TORONTO — With airfares hitting new heights in the wake of higher oil prices, top execs from several U.S. carriers aren’t anticipating a quick descent – even if oil prices drop back to normal levels.

During United Airlines’ Q1 earnings call, UA’s EVP and Chief Commercial Officer, Andrew Nocella, said, “the longer consumers pay these prices and airlines get used to this revenue stream, the more likely it is to stick,” according to coverage in the National Post.

UA’s EVP and CFO, Michael Leskinen, added: “we believe we have the ability to pass on the increase in fuel in large part to our brand loyal customers, continued demand strength and preference to fly United even at higher fares.”

United’s CEO, Scott Kirby, said airfares could increase by 15-20% to mitigate increased jet fuel costs, but acknowledged that higher airfares could ultimately dampen demand as well.

On American Airlines’ Q1 earnings call, CEO Robert Isom, noting the US$400 million increase in fuel expense for Q1, said “moving forward we’re working to take the appropriate actions to drive revenue to offset the increases in fuel costs.” The company is expecting 15% growth in Q2.

Earlier this month Delta Air Lines’ CEO Ed Bastian said Delta would “retain any of the pricing strength” even if there was a drop in fuel costs.

Jet fuel costs have doubled since the end of February, according to some estimates.
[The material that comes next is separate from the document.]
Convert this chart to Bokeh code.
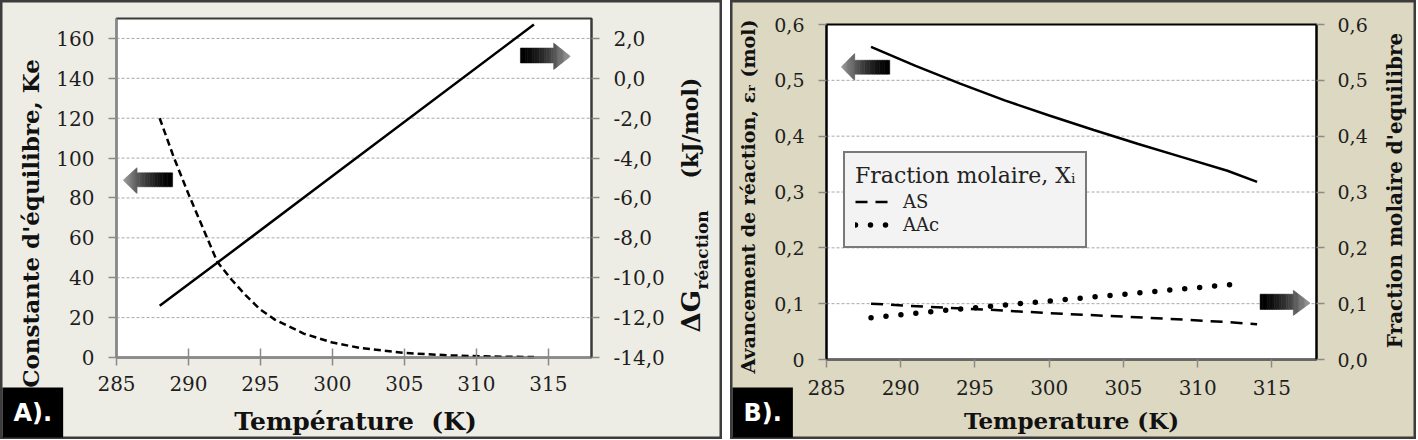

Air Canada told the National Post in part: “We are not able for competitive and other reasons to say what the future direction of airfares will be.” Air Transat, noting the jet fuel supply chain’s volatile run, said it continues to monitor the situation, adding “the changes we have made in recent weeks, whether in terms of fuel surcharges or adjustments to our program, are intended to help offset increased operating costs while maintaining reliable service for customers.”